In response to a letter from Whitehouse, Roslynn Mauskopf, the conference’s secretary, laid out conference procedures generally and offered a rationale for the 2011 complaints against Thomas being dismissed.

“The then-chair of the Committee, the Honorable Bobby R. Baldock, reviewed the January 2011 allegations and the amended reports and concluded that the reports were properly amended and that no further action was warranted,” Mauskopf wrote.

Crow has defended his friendship with Thomas and described them as victims of a “political hit job.”

Republicans on the subcommittee blasted the hearing and Wolf’s testimony as part of an ongoing partisan “witch hunt” and “smear job” against Thomas designed to undermine public confidence in the court and its conservative majority.

Sen. John Kennedy of Louisiana, the top Republican on the subcommittee, called the hearing the “latest chapter in the fairy tale of Supreme Court corruption” spawned by court rulings anathema to Democrats.

He noted senators from both parties have routinely amended their own financial disclosure reports and said the Judicial Conference repeatedly cleared Thomas of wrongdoing.

“And that’s the perpetual political carousel that brings us here today,” Kennedy said. “It makes me want to gag.”

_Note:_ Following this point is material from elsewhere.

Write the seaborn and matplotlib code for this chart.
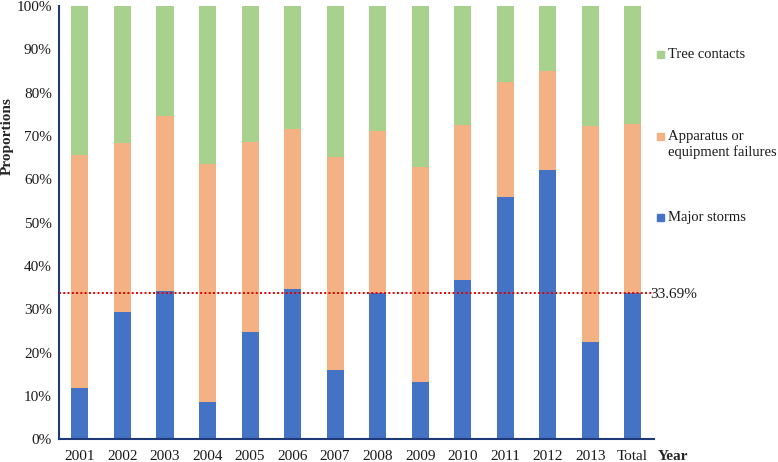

Sen. Dick Durbin, D-Ill., chairman of the full Senate Judiciary Committee, pushed back by saying he’s been focused on the Supreme Court ethics since long before the current conservative majority.

“This is not a witch hunt. This is not a smear. This is not a harassment,” Durbin said. “This is to try to rescue the reputation of the court from some very sordid facts that have been disclosed and proven.”